__Problem details__
Scan the lines below for the string "with" and copy every one that has it.

__Supplied records__
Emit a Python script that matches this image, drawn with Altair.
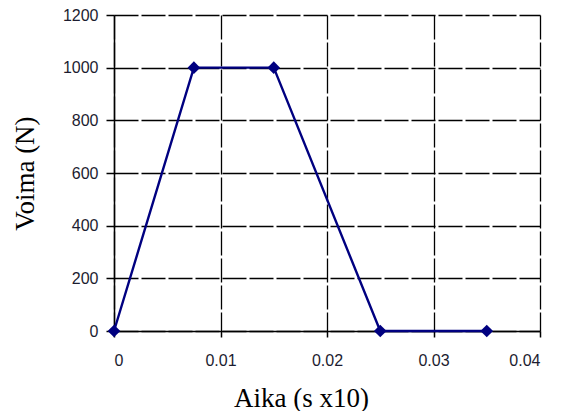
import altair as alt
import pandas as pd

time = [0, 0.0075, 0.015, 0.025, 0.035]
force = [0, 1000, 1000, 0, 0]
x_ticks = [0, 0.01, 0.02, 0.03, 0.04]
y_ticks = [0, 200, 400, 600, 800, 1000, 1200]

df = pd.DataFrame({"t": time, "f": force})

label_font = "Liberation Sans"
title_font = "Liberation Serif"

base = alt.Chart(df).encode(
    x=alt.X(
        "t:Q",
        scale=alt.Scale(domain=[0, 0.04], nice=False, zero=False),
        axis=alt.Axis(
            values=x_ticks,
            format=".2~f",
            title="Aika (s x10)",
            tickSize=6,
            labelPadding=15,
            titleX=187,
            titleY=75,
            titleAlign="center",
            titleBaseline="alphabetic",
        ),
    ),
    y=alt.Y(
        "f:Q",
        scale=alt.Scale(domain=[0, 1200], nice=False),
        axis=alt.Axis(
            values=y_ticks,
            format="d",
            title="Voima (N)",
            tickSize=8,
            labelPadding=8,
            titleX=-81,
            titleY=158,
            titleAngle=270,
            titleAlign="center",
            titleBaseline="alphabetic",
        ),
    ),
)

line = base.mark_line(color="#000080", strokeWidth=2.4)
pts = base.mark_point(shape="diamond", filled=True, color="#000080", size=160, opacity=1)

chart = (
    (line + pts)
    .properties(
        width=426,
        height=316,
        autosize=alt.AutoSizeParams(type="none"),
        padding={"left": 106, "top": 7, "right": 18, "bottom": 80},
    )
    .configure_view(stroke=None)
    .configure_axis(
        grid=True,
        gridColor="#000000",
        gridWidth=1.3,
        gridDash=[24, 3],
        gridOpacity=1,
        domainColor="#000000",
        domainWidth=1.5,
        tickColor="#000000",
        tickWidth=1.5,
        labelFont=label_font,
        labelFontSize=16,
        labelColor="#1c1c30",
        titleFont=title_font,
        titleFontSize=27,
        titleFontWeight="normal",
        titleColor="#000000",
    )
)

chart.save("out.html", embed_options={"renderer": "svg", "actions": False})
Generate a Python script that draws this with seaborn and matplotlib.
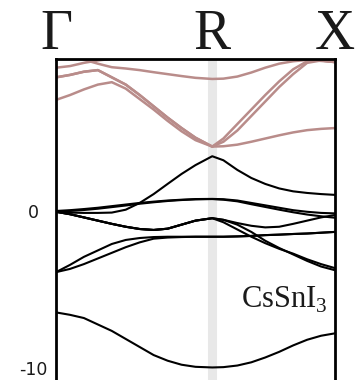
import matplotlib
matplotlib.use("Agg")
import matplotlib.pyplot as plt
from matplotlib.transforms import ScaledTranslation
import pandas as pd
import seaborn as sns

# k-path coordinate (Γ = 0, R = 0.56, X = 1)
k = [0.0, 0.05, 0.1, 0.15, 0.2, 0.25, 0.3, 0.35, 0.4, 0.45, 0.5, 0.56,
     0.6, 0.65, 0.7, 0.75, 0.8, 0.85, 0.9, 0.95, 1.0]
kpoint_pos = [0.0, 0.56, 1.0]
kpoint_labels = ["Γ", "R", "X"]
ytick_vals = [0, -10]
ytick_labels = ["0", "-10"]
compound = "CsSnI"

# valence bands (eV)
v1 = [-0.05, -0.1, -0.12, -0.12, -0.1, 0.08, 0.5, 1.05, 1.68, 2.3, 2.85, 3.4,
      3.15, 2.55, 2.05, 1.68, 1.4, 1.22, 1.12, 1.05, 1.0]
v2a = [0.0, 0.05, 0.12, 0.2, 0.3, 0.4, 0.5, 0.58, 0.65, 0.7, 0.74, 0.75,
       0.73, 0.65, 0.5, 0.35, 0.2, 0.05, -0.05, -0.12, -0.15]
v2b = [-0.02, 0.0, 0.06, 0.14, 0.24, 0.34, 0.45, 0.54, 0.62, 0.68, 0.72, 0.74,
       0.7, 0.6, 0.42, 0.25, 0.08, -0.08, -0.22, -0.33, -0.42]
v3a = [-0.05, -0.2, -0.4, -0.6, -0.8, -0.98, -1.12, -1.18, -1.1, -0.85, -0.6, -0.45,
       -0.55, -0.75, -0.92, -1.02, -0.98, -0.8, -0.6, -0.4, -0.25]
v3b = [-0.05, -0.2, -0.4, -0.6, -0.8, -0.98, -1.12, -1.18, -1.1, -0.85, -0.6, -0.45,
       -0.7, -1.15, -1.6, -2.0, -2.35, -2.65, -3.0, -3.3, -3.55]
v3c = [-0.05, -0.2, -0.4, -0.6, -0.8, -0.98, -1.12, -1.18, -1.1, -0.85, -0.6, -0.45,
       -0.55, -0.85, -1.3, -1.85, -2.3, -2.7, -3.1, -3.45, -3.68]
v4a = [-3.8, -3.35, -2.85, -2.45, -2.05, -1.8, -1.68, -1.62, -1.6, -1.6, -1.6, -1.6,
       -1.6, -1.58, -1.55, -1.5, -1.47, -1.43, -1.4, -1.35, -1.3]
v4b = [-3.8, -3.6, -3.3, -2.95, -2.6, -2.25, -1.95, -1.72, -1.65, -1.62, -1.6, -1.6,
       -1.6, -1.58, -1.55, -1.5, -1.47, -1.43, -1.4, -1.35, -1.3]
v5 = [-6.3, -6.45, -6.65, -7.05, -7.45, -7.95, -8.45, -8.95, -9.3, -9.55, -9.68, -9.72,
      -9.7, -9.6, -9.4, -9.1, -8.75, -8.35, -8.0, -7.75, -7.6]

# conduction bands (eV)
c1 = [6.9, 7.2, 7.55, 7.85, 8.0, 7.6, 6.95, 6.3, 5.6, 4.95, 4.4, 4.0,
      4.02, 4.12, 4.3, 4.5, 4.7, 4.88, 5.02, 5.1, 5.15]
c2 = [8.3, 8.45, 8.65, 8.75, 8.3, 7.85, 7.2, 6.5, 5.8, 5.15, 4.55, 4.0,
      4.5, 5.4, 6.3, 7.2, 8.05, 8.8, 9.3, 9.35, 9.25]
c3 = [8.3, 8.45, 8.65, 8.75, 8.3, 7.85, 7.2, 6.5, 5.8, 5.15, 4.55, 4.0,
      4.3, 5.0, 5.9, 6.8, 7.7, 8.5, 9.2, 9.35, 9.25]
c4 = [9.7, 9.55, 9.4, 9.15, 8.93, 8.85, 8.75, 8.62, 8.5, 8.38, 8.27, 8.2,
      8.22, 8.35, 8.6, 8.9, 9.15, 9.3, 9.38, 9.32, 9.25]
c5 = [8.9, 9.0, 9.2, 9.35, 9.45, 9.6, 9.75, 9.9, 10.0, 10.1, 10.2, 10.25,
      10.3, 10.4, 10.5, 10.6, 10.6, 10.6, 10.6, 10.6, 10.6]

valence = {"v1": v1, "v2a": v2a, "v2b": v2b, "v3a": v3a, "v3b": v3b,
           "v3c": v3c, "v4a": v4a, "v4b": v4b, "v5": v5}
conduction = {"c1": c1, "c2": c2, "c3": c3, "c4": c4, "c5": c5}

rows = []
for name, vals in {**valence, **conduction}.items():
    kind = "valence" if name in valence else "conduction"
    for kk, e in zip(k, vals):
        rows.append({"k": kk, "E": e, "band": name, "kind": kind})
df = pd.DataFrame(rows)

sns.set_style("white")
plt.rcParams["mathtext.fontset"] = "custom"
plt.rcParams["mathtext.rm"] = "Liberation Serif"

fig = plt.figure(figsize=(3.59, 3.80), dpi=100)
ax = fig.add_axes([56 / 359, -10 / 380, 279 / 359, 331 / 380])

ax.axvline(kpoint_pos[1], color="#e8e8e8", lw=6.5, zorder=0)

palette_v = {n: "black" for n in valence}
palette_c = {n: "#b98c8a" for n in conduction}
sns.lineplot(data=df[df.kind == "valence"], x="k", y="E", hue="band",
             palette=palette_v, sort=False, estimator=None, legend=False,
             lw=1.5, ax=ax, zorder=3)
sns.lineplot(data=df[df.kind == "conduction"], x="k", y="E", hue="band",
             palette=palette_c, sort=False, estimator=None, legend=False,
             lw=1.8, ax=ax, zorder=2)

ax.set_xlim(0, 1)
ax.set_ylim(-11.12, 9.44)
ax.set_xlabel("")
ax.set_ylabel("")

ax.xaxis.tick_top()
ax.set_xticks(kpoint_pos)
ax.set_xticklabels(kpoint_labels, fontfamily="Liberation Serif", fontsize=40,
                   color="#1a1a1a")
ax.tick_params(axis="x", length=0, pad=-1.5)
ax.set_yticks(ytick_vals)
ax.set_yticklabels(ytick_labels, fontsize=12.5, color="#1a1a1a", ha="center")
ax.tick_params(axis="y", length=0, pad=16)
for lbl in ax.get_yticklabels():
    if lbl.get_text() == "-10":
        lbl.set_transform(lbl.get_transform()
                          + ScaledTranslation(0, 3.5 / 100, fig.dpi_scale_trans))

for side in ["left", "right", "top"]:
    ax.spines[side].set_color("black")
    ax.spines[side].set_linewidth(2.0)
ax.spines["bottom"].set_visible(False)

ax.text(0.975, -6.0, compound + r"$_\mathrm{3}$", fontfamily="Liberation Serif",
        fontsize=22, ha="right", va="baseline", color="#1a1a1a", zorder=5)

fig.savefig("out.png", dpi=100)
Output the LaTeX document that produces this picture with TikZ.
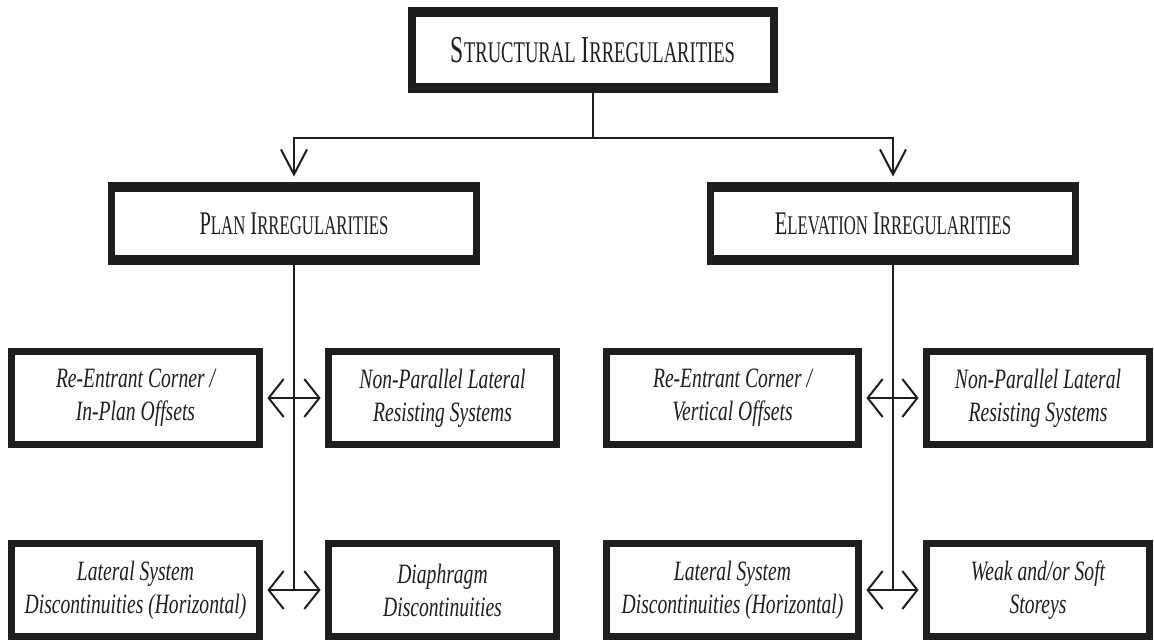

__Solved exercise__
Emit a Python script that matches this image, drawn with Altair.
Generate a Python script that draws this with seaborn and matplotlib.
Output the LaTeX document that produces this picture with TikZ.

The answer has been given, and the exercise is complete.